The career of Dr. James Noland: One of Missouri’s oldest living former state legislators

JEFFERSON CITY, Mo. – Perhaps the most storied lawmaker in state history, 95-year-old former state senator and World War II veteran Dr. James Noland was honored today as one of Missouri’s oldest living former state legislators. 

Noland’s daughter, Cynthia Dunbar, sat down with The Heartlander to discuss her father’s legacy and why his name still carries weight within the Capitol walls. 

Born Feb. 2, 1927 near Macks Creek, Noland grew up in Camden County and spent the majority of his life serving that area and the Show-Me State. But before he represented Camden Countians, Noland represented the United States in the Army Air Corps (Air Force) during the deadliest war in world history.

In 1945 at just 18 years of age, Noland was sent into the jungles of the Philippines, where guerrilla warfare was still erupting – due to local forces being unaware of World War II having ended, Dunbar said. Noland spent 10 months in the hostile jungles carefully and benevolently informing everyone that the war had ended, and that the devastation of millions of lives was over.

After his military service, Noland pursued his passion for education, receiving both his bachelor’s and doctorate degrees in the field while later earning a master’s degree in Public School Administration. The veteran attended Southwest Missouri State University, Lincoln University and the University of Missouri-Columbia – a true product of the state.

Noland became a teacher in Camden County School District, and because of his dedication to the district and zeal for education, he rose to principal and eventually superintendent. Furthering his experience as an educator, he later became a professor of psychology at Central Methodist University. 

Noland, a Republican, was first elected in 1956 as state representative of Missouri’s 140th House District. Later taking a two-year break to serve as Camden County tax collector, Noland ran another successful state representative campaign in 1962. He served in the lower chamber until being elected to represent Missouri’s 33rd Senate District in 1968, where he served two full terms.

Dunbar said her father’s ties to the Missouri Capitol run so deep that he even met her late mother, Janice, in the building while working as a young state representative. And because they actually met in the building, the couple was allowed to have their wedding ceremony in the Capitol rotunda.

When asked what type of man she believes her father to be, Dunbar answered with a proverb from the Bible that her mother loved.

“I would use the words of my mother,” Dunbar said, referring to the scripture. “She would say, ‘Each man will proclaim everyone his own goodness, but a faithful man who can find?’ The impact being that finding someone faithful is very rare and special, and that’s what he is. I think the best-ever commendation is going to come from her.”

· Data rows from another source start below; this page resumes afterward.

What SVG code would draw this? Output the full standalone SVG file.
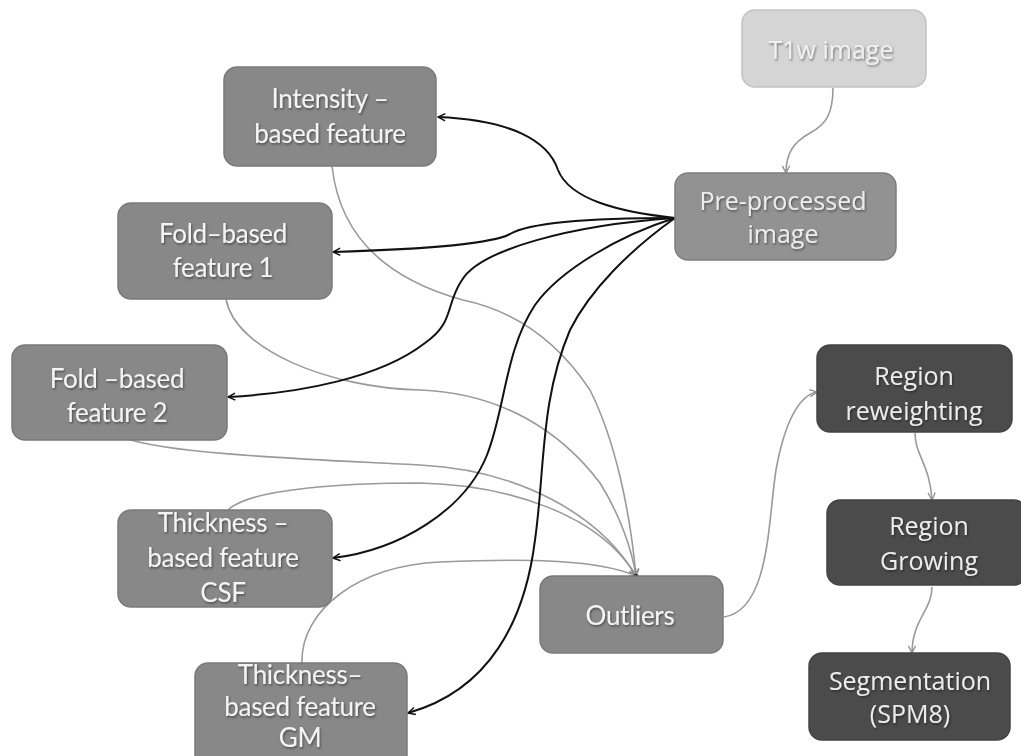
<svg xmlns="http://www.w3.org/2000/svg" width="1021" height="756" viewBox="0 0 1021 756">
<defs>
<filter id="ts" x="-10%" y="-20%" width="120%" height="140%">
<feDropShadow dx="1" dy="1.5" stdDeviation="1" flood-color="#000" flood-opacity="0.45"/>
</filter>
<marker id="ab" viewBox="0 0 10 10" refX="9" refY="5" markerWidth="9" markerHeight="9" markerUnits="userSpaceOnUse" orient="auto">
<path d="M1,1 L9,5 L1,9" fill="none" stroke="#111" stroke-width="1.6"/>
</marker>
<marker id="ag" viewBox="0 0 10 10" refX="9" refY="5" markerWidth="9" markerHeight="9" markerUnits="userSpaceOnUse" orient="auto">
<path d="M1,1 L9,5 L1,9" fill="none" stroke="#8a8a8a" stroke-width="1.4"/>
</marker>
</defs>
<style>
.mid{fill:#888888;stroke:#7a7a7a;stroke-width:1.5}
.pre{fill:#929292;stroke:#7e7e7e;stroke-width:1.5}
.light{fill:#d5d5d5;stroke:#c2c2c2;stroke-width:1.5}
.dark{fill:#4b4b4b;stroke:#444;stroke-width:1.5}
.lt{font-family:Lato,"Liberation Sans",sans-serif;font-size:26px;fill:#f4f4f4;text-anchor:middle;letter-spacing:-0.3px;filter:url(#ts)}
.ot{font-family:"Open Sans","Liberation Sans",sans-serif;font-size:25px;fill:#ececec;text-anchor:middle;filter:url(#ts)}
.t1{font-family:"Open Sans","Liberation Sans",sans-serif;font-size:25px;fill:#f0f0f0;text-anchor:middle;filter:url(#ts)}
.blk{fill:none;stroke:#111;stroke-width:2;marker-end:url(#ab)}
.gry{fill:none;stroke:#9a9a9a;stroke-width:1.6;marker-end:url(#ag)}
</style>
<g id="connectors">
<path class="gry" d="M833,88 C833,115 825,125 810,133 C792,143 786,155 786,173"/>
<path class="gry" d="M332,166 C340,240 390,280 463,300 C520,312 560,345 590,390 C615,440 630,510 636,576"/>
<path class="gry" d="M226,299 C235,350 330,388 420,390 C500,393 560,430 600,483 C620,515 632,550 636,576"/>
<path class="gry" d="M125,438 C170,455 330,460 420,465 C520,470 600,515 636,576"/>
<path class="gry" d="M228,510 C250,488 350,483 420,483 C510,485 600,515 636,576"/>
<path class="gry" d="M302,663 C300,610 360,565 440,562 C530,558 600,560 636,576"/>
<path class="gry" d="M724,617 C770,610 768,520 776,470 C785,420 800,395 817,392"/>
<path class="gry" d="M915,433 C915,455 930,465 932,500"/>
<path class="gry" d="M932,587 C932,610 912,620 912,653"/>
<path class="blk" d="M675,218 C620,212 570,200 558,170 C548,140 510,120 438,117"/>
<path class="blk" d="M675,218 C600,218 530,222 510,234 C490,245 400,250 333,252"/>
<path class="blk" d="M675,218 C570,225 480,250 462,280 C445,305 455,322 425,343 C380,378 300,393 228,397"/>
<path class="blk" d="M675,218 C620,235 560,270 535,305 C505,350 505,410 487,455 C465,510 400,550 333,558"/>
<path class="blk" d="M675,218 C630,250 590,290 570,330 C540,400 545,470 535,540 C525,620 490,690 408,713"/>
<circle cx="636" cy="577" r="3" fill="#222"/>
</g>
<g id="t1w">
<rect class="light" x="742" y="10" width="184" height="77" rx="13"/>
<text class="t1" x="831" y="59">T1w image</text>
</g>
<g id="preprocessed">
<rect class="pre" x="675" y="173" width="221" height="87" rx="13"/>
<text class="ot" x="783" y="210">Pre-processed</text>
<text class="ot" x="783" y="243">image</text>
</g>
<g id="intensity">
<rect class="mid" x="224" y="67" width="212" height="99" rx="13"/>
<text class="lt" x="330" y="108">Intensity –</text>
<text class="lt" x="330" y="143">based feature</text>
</g>
<g id="fold1">
<rect class="mid" x="118" y="203" width="214" height="96" rx="13"/>
<text class="lt" x="223" y="243">Fold–based</text>
<text class="lt" x="223" y="277">feature 1</text>
</g>
<g id="fold2">
<rect class="mid" x="12" y="345" width="215" height="95" rx="13"/>
<text class="lt" x="117" y="388">Fold –based</text>
<text class="lt" x="117" y="422">feature 2</text>
</g>
<g id="thickcsf">
<rect class="mid" x="118" y="510" width="214" height="97" rx="13"/>
<text class="lt" x="223" y="532">Thickness –</text>
<text class="lt" x="223" y="567">based feature</text>
<text class="lt" x="223" y="602">CSF</text>
</g>
<g id="thickgm">
<rect class="mid" x="195" y="663" width="212" height="105" rx="13"/>
<text class="lt" x="300" y="684">Thickness–</text>
<text class="lt" x="300" y="716">based feature</text>
<text class="lt" x="300" y="747">GM</text>
</g>
<g id="outliers">
<rect class="mid" x="540" y="576" width="183" height="77" rx="13"/>
<text class="lt" x="630" y="625">Outliers</text>
</g>
<g id="reweighting">
<rect class="dark" x="817" y="345" width="195" height="87" rx="13"/>
<text class="ot" x="914" y="385">Region</text>
<text class="ot" x="914" y="420">reweighting</text>
</g>
<g id="growing">
<rect class="dark" x="827" y="500" width="200" height="85" rx="13"/>
<text class="ot" x="929" y="535">Region</text>
<text class="ot" x="929" y="570">Growing</text>
</g>
<g id="segmentation">
<rect class="dark" x="809" y="653" width="201" height="87" rx="13"/>
<text class="ot" x="910" y="690">Segmentation</text>
<text class="ot" x="910" y="723">(SPM8)</text>
</g>
</svg>
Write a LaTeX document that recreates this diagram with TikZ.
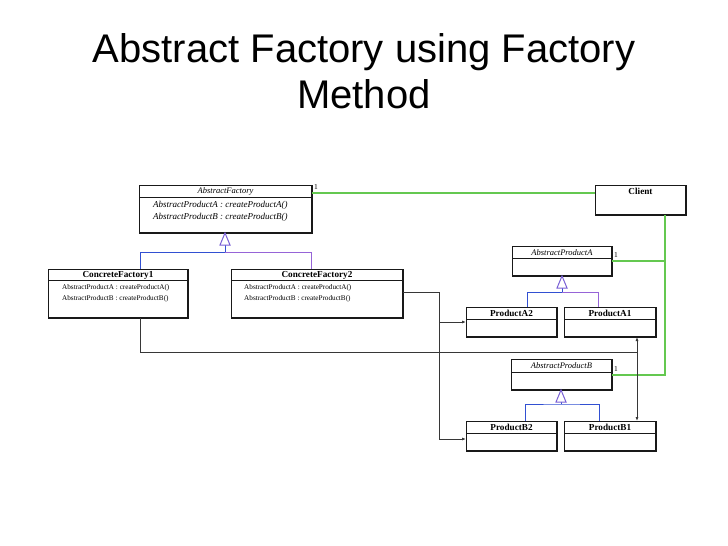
\documentclass[tikz,border=0pt]{standalone}
\usepackage{fontspec}
\setmainfont{Liberation Serif}
\newfontfamily\titlefont{Liberation Sans}
\usetikzlibrary{arrows.meta}
\definecolor{umlgreen}{RGB}{100,200,80}
\definecolor{umlblue}{RGB}{50,80,210}
\definecolor{umlviolet}{RGB}{150,100,215}
\definecolor{umlline}{RGB}{55,55,55}
\definecolor{umlbox}{RGB}{25,25,25}
\tikzset{
 classbox/.style={draw=umlbox, line width=1pt, fill=white, inner sep=0pt, outer sep=0pt},
 clsname/.style={font=\bfseries\fontsize{9.2}{10}\selectfont, inner sep=0pt},
 absname/.style={font=\itshape\fontsize{8.5}{10}\selectfont, inner sep=0pt},
 optext/.style={font=\fontsize{7.2}{10}\selectfont, inner sep=0pt, anchor=west},
 absop/.style={font=\itshape\fontsize{9}{12}\selectfont, inner sep=0pt, anchor=west},
 assoc/.style={draw=umlgreen, line width=1.4pt},
 dep/.style={draw=umlline, line width=0.9pt},
 deparrow/.style={dep, -{Latex[length=4pt,width=3pt]}},
 gen/.style={draw=umlblue, line width=1pt},
 genv/.style={draw=umlviolet, line width=1pt},
 gentri/.style={draw=umlviolet!70!umlblue, line width=1pt, fill=white},
 mult/.style={font=\fontsize{7.5}{8}\selectfont, inner sep=0pt, anchor=west},
}
\newcommand{\umlclass}[8]{%
 \node[classbox, anchor=north west, minimum width={#4-#2}, minimum height={#5-#3}] (#1) at (#2,#3) {};
 \draw[umlbox, line width=2pt] (#1.north east) -- (#1.south east) -- (#1.south west);
 \draw[umlbox, line width=1pt] (#2,#6) -- (#4,#6);
 \node[#7] (#1-name) at ({(#2+#4)/2},{(#3+#6)/2+0.5}) {#8};
}
\begin{document}
\begin{tikzpicture}[x=1pt,y=-1pt]
\useasboundingbox[fill=white] (0,0) rectangle (728,546);

% title
\node[font=\titlefont\fontsize{40}{46}\selectfont, align=center, anchor=north, inner sep=0pt] (title) at (364,33) {Abstract Factory using Factory\\Method};

% classes
\umlclass{af}{139}{185}{312}{233}{197}{absname}{AbstractFactory}
\node[absop] (af-op1) at (153,205) {AbstractProductA : createProductA()};
\node[absop] (af-op2) at (153,217) {AbstractProductB : createProductB()};

\node[classbox, anchor=north west, minimum width=91, minimum height=30] (client) at (595,185) {};
\draw[umlbox, line width=2pt] (client.north east) -- (client.south east) -- (client.south west);
\node[clsname] (client-name) at (640.5,191.5) {Client};

\umlclass{cf1}{48}{269}{188}{318}{280}{clsname}{ConcreteFactory1}
\node[optext] (cf1-op1) at (62,288) {AbstractProductA : createProductA()};
\node[optext] (cf1-op2) at (62,298.5) {AbstractProductB : createProductB()};

\umlclass{cf2}{231}{269}{403}{318}{280}{clsname}{ConcreteFactory2}
\node[optext] (cf2-op1) at (244,288) {AbstractProductA : createProductA()};
\node[optext] (cf2-op2) at (244,298.5) {AbstractProductB : createProductB()};

\umlclass{apa}{512}{246}{612}{276}{258}{absname}{AbstractProductA}
\umlclass{pa2}{466}{307}{557}{337}{319}{clsname}{ProductA2}
\umlclass{pa1}{564}{307}{656}{337}{319}{clsname}{ProductA1}
\umlclass{apb}{511}{359}{612}{390}{372}{absname}{AbstractProductB}
\umlclass{pb2}{466}{421}{557}{451}{433}{clsname}{ProductB2}
\umlclass{pb1}{564}{421}{656}{451}{433}{clsname}{ProductB1}

% associations (green)
\coordinate (assocY) at (0,193);
\coordinate (assocA) at (0,261);
\coordinate (assocB) at (0,375);
\coordinate (gx) at (665,0);
\draw[assoc] (af.east |- assocY) -- (client.west |- assocY);
\draw[assoc] (client.south -| gx) -- (gx |- assocB) -- (apb.east |- assocB);
\draw[assoc] (apa.east |- assocA) -- (gx |- assocA);
\node[mult] (m1) at (314,187) {1};
\node[mult] (m2) at (614,255) {1};
\node[mult] (m3) at (614,369) {1};

% generalization: factories
\coordinate (afj1) at (140,252);
\coordinate (afj2) at (311,252);
\coordinate (afst) at (225,252);
\draw[gen] (cf1.north -| afj1) -- (afj1) -- (afst);
\draw[genv] (afst) -- (afj2) -- (cf2.north -| afj2);
\draw[gen] (afst) -- ++(0,-7);
\draw[gentri] (af.south -| afst) -- ++(5,12) -- ++(-10,0) -- cycle;

% generalization: products A
\coordinate (paj1) at (527,292);
\coordinate (paj2) at (598,292);
\coordinate (past) at (562,292);
\draw[gen] (pa2.north -| paj1) -- (paj1) -- (past);
\draw[genv] (past) -- (paj2) -- (pa1.north -| paj2);
\draw[gen] (past) -- ++(0,-5);
\draw[gentri] (apa.south -| past) -- ++(5,12) -- ++(-10,0) -- cycle;

% generalization: products B
\coordinate (pbj1) at (525,404);
\coordinate (pbj2) at (599,404);
\coordinate (pbst) at (561,404);
\draw[gen] (pb2.north -| pbj1) -- (pbj1) -- (pbst) -- (pbj2) -- (pb1.north -| pbj2);
\draw[gen] (pbst) -- ++(0,-3);
\draw[gentri] (apb.south -| pbst) -- ++(5,12) -- ++(-10,0) -- cycle;

% dependencies
\coordinate (d1) at (140,352);
\coordinate (d2) at (637,352);
\draw[dep] (cf1.south -| d1) -- (d1) -- (d2);
\draw[deparrow] (d2) -- (pa1.south -| d2);
\draw[deparrow] (d2) -- (pb1.north -| d2);
\coordinate (e1) at (439,292);
\coordinate (e2) at (439,322);
\coordinate (e3) at (439,439);
\draw[dep] (cf2.east |- e1) -- (e1) -- (e3);
\draw[deparrow] (e2) -- (pa2.west |- e2);
\draw[deparrow] (e3) -- (pb2.west |- e3);
\end{tikzpicture}
\end{document}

Noland was a conservative who always held tightly to his limited government, pro-life and pro-family values, but he also understood the importance of working with others who disagreed with him.

“He tried to work across the aisle, never compromising the policy or his position,” Dunbar said. “But he did so with decorum and respect. And that’s something that seems to be of a bygone era.”

As a devout Christian, Noland read the Bible to Dunbar and her two sisters every night when they were children, she said. In a 2020 interview with the State Historical Society of Missouri, Noland requested the following to be recognized as his opening statement:

“Early in my life I accepted the Holy Bible as the Rule and Guide of my faith and practice. I received Jesus Christ as my savior and have tried to follow his teachings.”

After serving consecutive terms in both legislative chambers, many former legislators find it easy to step away from the often-hostile world of politics. But Noland couldn’t disagree with that more.

“Oh my gosh, I think that’s why he’s still so active and alive, because he’s so interested and involved in politics,” Dunbar said. “He stays involved with elections. He’ll sponsor events for different candidates. He stays connected in all of it as much as he’s able to, and I think that’s part of what encourages him. 

“He gets frustrated with the direction things are going, but he’s always taught us to stay in the fight no matter what. It’s always worth keeping moving forward.”

“Dr. Noland is a true statesman who has given many years to our state and community,” said state Sen. Justin Brown, who helped organize Noland’s recognition. 

Throughout his life, the record shows Noland accomplished great things and was a role model to many. His passion for education, dedication to the state of Missouri and decades of diligent public service will forever be stamped in the history books – making him one of the most storied lawmakers in Missouri history.